For their nails, regular grooming is necessary, and if need be, you can always go to a professional groomer or veterinarian to clip their nails.
Learn More With the Help of Video
#13 Avoid Using No With Your Pup’s Name
Avoid using the word No in association with your pet’s name, it will just confuse them and they’ll think they are in trouble each time you call them.
Instead, they should come to you easily, and not be afraid they are in trouble because of something. So, it’s best to avoid using the word no and your pup’s name in the same sentence.
#14 Be Careful When Repeating Commands
Avoid repeating the command more than one time when you are training your pup. If you say the command ‘sit’ three or four times in a row, your pup may think they need to sit after you’ve repeating it a few times, instead of the first time it is said.

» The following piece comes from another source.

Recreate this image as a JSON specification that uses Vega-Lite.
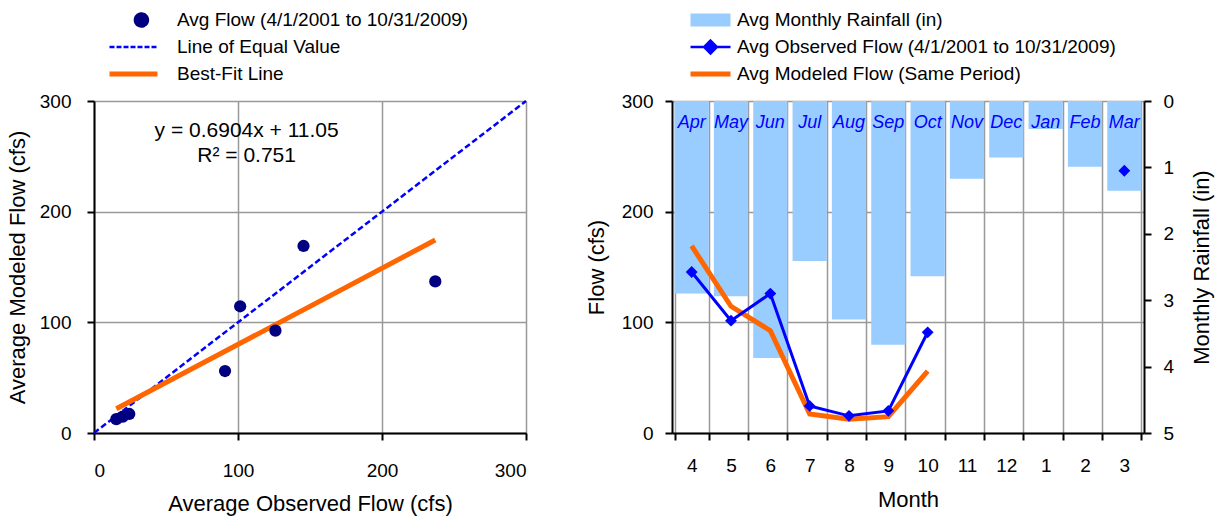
{
  "$schema": "https://vega.github.io/schema/vega-lite/v6.json",
  "background": "white",
  "padding": {"left": 6, "top": 10, "right": 2, "bottom": 2},
  "config": {
    "view": {"stroke": null},
    "font": "Liberation Sans",
    "axis": {
      "domainColor": "black", "domainWidth": 2,
      "tickColor": "black", "tickWidth": 2, "tickSize": 7,
      "labelFontSize": 19, "labelColor": "black", "labelFont": "Liberation Sans",
      "titleFontSize": 22, "titleFontWeight": "normal", "titleColor": "black", "titleFont": "Liberation Sans",
      "gridColor": "#999999", "gridWidth": 1.5
    },
    "legend": {
      "title": null, "orient": "none", "padding": 0, "clipHeight": 20, "rowPadding": 7,
      "labelFontSize": 19, "labelColor": "black", "labelFont": "Liberation Sans", "labelLimit": 600
    }
  },
  "datasets": {
    "monthly": [
      {"month": 4, "name": "Apr", "rain": 2.9, "observed": 145.5, "modeled": 169},
      {"month": 5, "name": "May", "rain": 2.94, "observed": 101.5, "modeled": 114.5},
      {"month": 6, "name": "Jun", "rain": 3.87, "observed": 126, "modeled": 92.5},
      {"month": 7, "name": "Jul", "rain": 2.41, "observed": 24.5, "modeled": 17.2},
      {"month": 8, "name": "Aug", "rain": 3.29, "observed": 15.5, "modeled": 12.5},
      {"month": 9, "name": "Sep", "rain": 3.67, "observed": 20, "modeled": 14.8},
      {"month": 10, "name": "Oct", "rain": 2.64, "observed": 91, "modeled": 56},
      {"month": 11, "name": "Nov", "rain": 1.17, "observed": null, "modeled": null},
      {"month": 12, "name": "Dec", "rain": 0.85, "observed": null, "modeled": null},
      {"month": 1, "name": "Jan", "rain": 0.42, "observed": null, "modeled": null},
      {"month": 2, "name": "Feb", "rain": 0.99, "observed": null, "modeled": null},
      {"month": 3, "name": "Mar", "rain": 1.35, "observed": 237, "modeled": 137}
    ],
    "equal": [{"v": 0}, {"v": 300}],
    "equation": [{"line1": "y = 0.6904x + 11.05", "line2": "R² = 0.751"}]
  },
  "spacing": 54,
  "resolve": {"scale": {"color": "independent"}, "legend": {"color": "independent"}},
  "hconcat": [
    {
      "width": 432,
      "height": 332,
      "layer": [
        {
          "data": {"name": "equal"},
          "mark": {"type": "line", "strokeWidth": 2.5, "strokeDash": [6, 3]},
          "encoding": {
            "x": {"field": "v", "type": "quantitative",
              "scale": {"domain": [0, 300], "nice": false},
              "axis": {"values": [0, 100, 200, 300], "grid": true, "labelPadding": 21, "titlePadding": 13, "title": "Average Observed Flow (cfs)"}},
            "y": {"field": "v", "type": "quantitative",
              "scale": {"domain": [0, 300], "nice": false},
              "axis": {"values": [0, 100, 200, 300], "grid": true, "labelPadding": 16, "titlePadding": 10, "title": "Average Modeled Flow (cfs)"}},
            "color": {
              "datum": "Line of Equal Value", "type": "nominal",
              "scale": {"domain": ["Avg Flow (4/1/2001 to 10/31/2009)", "Line of Equal Value", "Best-Fit Line"], "range": ["#000080", "#0000FF", "#FF6600"]},
              "legend": {
                "legendX": 14, "legendY": -91, "symbolSize": 2304, "labelOffset": 18,
                "encode": {"symbols": {"update": {
                  "shape": {"signal": "(datum.value === 'Avg Flow (4/1/2001 to 10/31/2009)' ? 'M0.06,0A0.27,0.27 0 1,0 0.6,0A0.27,0.27 0 1,0 0.06,0Z' : 'stroke')"},
                  "size": {"value": 2304},
                  "fill": {"signal": "(datum.value === 'Avg Flow (4/1/2001 to 10/31/2009)' ? '#000080' : 'transparent')"},
                  "stroke": {"signal": "(datum.value === 'Avg Flow (4/1/2001 to 10/31/2009)' ? 'transparent' : (datum.value === 'Line of Equal Value' ? '#0000FF' : '#FF6600'))"},
                  "strokeDash": {"signal": "(datum.value === 'Line of Equal Value' ? [5, 2] : [1, 0])"},
                  "strokeWidth": {"signal": "(datum.value === 'Best-Fit Line' ? 5 : 2.5)"},
                  "opacity": {"value": 1}
                }}}
              }
            }
          }
        },
        {
          "data": {"name": "monthly"},
          "transform": [
            {"filter": "isValid(datum.observed)"},
            {"regression": "modeled", "on": "observed"}
          ],
          "mark": {"type": "line", "color": "#FF6600", "strokeWidth": 5},
          "encoding": {
            "x": {"field": "observed", "type": "quantitative"},
            "y": {"field": "modeled", "type": "quantitative"}
          }
        },
        {
          "data": {"name": "monthly"},
          "transform": [{"filter": "isValid(datum.observed)"}],
          "mark": {"type": "circle", "size": 150, "opacity": 1, "color": "#000080"},
          "encoding": {
            "x": {"field": "observed", "type": "quantitative"},
            "y": {"field": "modeled", "type": "quantitative"}
          }
        },
        {
          "data": {"name": "equation"},
          "mark": {"type": "text", "fontSize": 21, "align": "center", "baseline": "middle", "color": "black"},
          "encoding": {
            "x": {"datum": 106, "type": "quantitative"},
            "y": {"datum": 273, "type": "quantitative"},
            "text": {"field": "line1"}
          }
        },
        {
          "data": {"name": "equation"},
          "mark": {"type": "text", "fontSize": 21, "align": "center", "baseline": "middle", "color": "black"},
          "encoding": {
            "x": {"datum": 106, "type": "quantitative"},
            "y": {"datum": 250, "type": "quantitative"},
            "text": {"field": "line2"}
          }
        }
      ]
    },
    {
      "width": 472,
      "height": 332,
      "data": {"name": "monthly"},
      "resolve": {"scale": {"y": "independent"}},
      "layer": [
        {
          "layer": [
            {
              "mark": {"type": "bar"},
              "encoding": {
                "x": {"field": "month", "type": "ordinal",
                  "scale": {"domain": [4, 5, 6, 7, 8, 9, 10, 11, 12, 1, 2, 3], "paddingInner": 0.13, "paddingOuter": 0.065},
                  "axis": {"labelAngle": 0, "tickBand": "extent", "grid": true, "labelPadding": 16, "titlePadding": 14, "title": "Month"}},
                "y": {"field": "rain", "type": "quantitative",
                  "scale": {"domain": [0, 5], "reverse": true, "nice": false},
                  "axis": {"orient": "right", "values": [0, 1, 2, 3, 4, 5], "format": "d", "grid": false, "labelPadding": 12, "titlePadding": 18, "titleAngle": 270, "titleBaseline": "top", "title": "Monthly Rainfall (in)"}},
                "color": {
                  "datum": "Avg Monthly Rainfall (in)", "type": "nominal",
                  "scale": {"domain": ["Avg Monthly Rainfall (in)", "Avg Observed Flow (4/1/2001 to 10/31/2009)", "Avg Modeled Flow (Same Period)"], "range": ["#99CCFF", "#0000FF", "#FF6600"]},
                  "legend": {
                    "legendX": 17, "legendY": -91, "symbolSize": 1600, "labelOffset": 5,
                    "encode": {"symbols": {"update": {
                      "shape": {"signal": "(datum.value === 'Avg Monthly Rainfall (in)' ? 'M-1,-0.32H1V0.32H-1Z' : (datum.value === 'Avg Modeled Flow (Same Period)' ? 'stroke' : 'M-1,0H1M0,-0.32L0.32,0L0,0.32L-0.32,0Z'))"},
                      "size": {"value": 1600},
                      "fill": {"signal": "(datum.value === 'Avg Monthly Rainfall (in)' ? '#99CCFF' : (datum.value === 'Avg Modeled Flow (Same Period)' ? 'transparent' : '#0000FF'))"},
                      "stroke": {"signal": "(datum.value === 'Avg Monthly Rainfall (in)' ? 'transparent' : (datum.value === 'Avg Modeled Flow (Same Period)' ? '#FF6600' : '#0000FF'))"},
                      "strokeWidth": {"signal": "(datum.value === 'Avg Modeled Flow (Same Period)' ? 5 : 2.5)"},
                      "opacity": {"value": 1}
                    }}}
                  }
                }
              }
            },
            {
              "mark": {"type": "text", "fontSize": 18, "fontStyle": "italic", "color": "#0000FF", "align": "center", "baseline": "middle"},
              "encoding": {
                "x": {"field": "month", "type": "ordinal"},
                "y": {"datum": 0.33, "type": "quantitative"},
                "text": {"field": "name"}
              }
            }
          ]
        },
        {
          "layer": [
            {
              "transform": [{"filter": "datum.month >= 4 && datum.month <= 10"}],
              "mark": {"type": "line", "color": "#FF6600", "strokeWidth": 5},
              "encoding": {
                "x": {"field": "month", "type": "ordinal"},
                "y": {"field": "modeled", "type": "quantitative",
                  "scale": {"domain": [0, 300], "nice": false},
                  "axis": {"orient": "left", "values": [0, 100, 200, 300], "grid": true, "labelPadding": 12, "titlePadding": 13, "title": "Flow (cfs)"}}
              }
            },
            {
              "transform": [{"filter": "datum.month >= 4 && datum.month <= 10"}],
              "mark": {"type": "line", "color": "#0000FF", "strokeWidth": 3},
              "encoding": {
                "x": {"field": "month", "type": "ordinal"},
                "y": {"field": "observed", "type": "quantitative"}
              }
            },
            {
              "transform": [{"filter": "isValid(datum.observed)"}],
              "mark": {"type": "point", "shape": "diamond", "filled": true, "size": 140, "color": "#0000FF", "opacity": 1},
              "encoding": {
                "x": {"field": "month", "type": "ordinal"},
                "y": {"field": "observed", "type": "quantitative"}
              }
            }
          ]
        }
      ]
    }
  ]
}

#15 Crate Training is Not Cruel
My pups and many others have always been raised in crates through their training and more. When it is done appropriately, your pup will come to enjoy his ‘bed’ or crate, plus it can help keep them out of trouble with chewing, digging, or eating things they should not.
Crate training is a great tool to use for house training your puppy.
#16 Research Your Pup’s Breed Beforehand
A big mistake that dog owners make is not researching the breed they are considering adding to the family. No one breed is alike, we’ve said this before, they are all different.
Research everything that comes with the breed you’re considering such as size, potential health issues, temperament, speed, agility, energy levels, space needed, literally everything you can about their breed.
It is better to be prepared than having to give the pup away because you didn’t do your research. It isn’t fair to you, your family, or the pup.
If you want to know in detail about each breed, then look at the Wikipedia database for the same.
#17 Car Rides are Not Just for the Veterinarian
Do not make car rides just for a visit to the vet. Take them to other places in the car too, the store, the park, everywhere. If you use a car ride just for the vet, they will associate it with going to the vet.
Always remember to praise and reward them for being good in the car, and they will find it an enjoyable experience instead of a non-enjoyable experience.
#18 Pet Store or Adoption Agency?
Commercially sold pets are often found in poor living conditions. If you choose to buy a pup or pet from a pet store, this means you are rewarding them and allowing them to keep up the bad behavior or conditions.
Adopting from a reputable shelter or breeder is a much better option for several reasons:
- Allows the shelter free space for another unfortunate animal.
- Saving pets life.
- It allows for another pet to get a second chance at life.
- The process is much more in-depth.
- They match pups with owners better.
#19 Give All Dogs a Chance for Adoption
When searching for your new furry member of your family, puppies and adult dogs make wonderful pets. Many people prefer puppies, but also remember that puppies will take more work than an already house trained older dog.
Do not pass one by just because they are not a puppy, older dogs deserve their forever home too.
An unfortunate fact is that pups that are abandoned or given up for adoption are oftentimes between the age of 12 to 18 months old.
Consider your family and home situation also when deciding on a new dog, maybe even a senior dog is more up your alley as they don’t usually require as much maintenance, and are lower in energy.
Leave no stone unturned when searching for your new furry family member. Puppies, young dogs, and adult dogs all deserve the love you and your family can give them.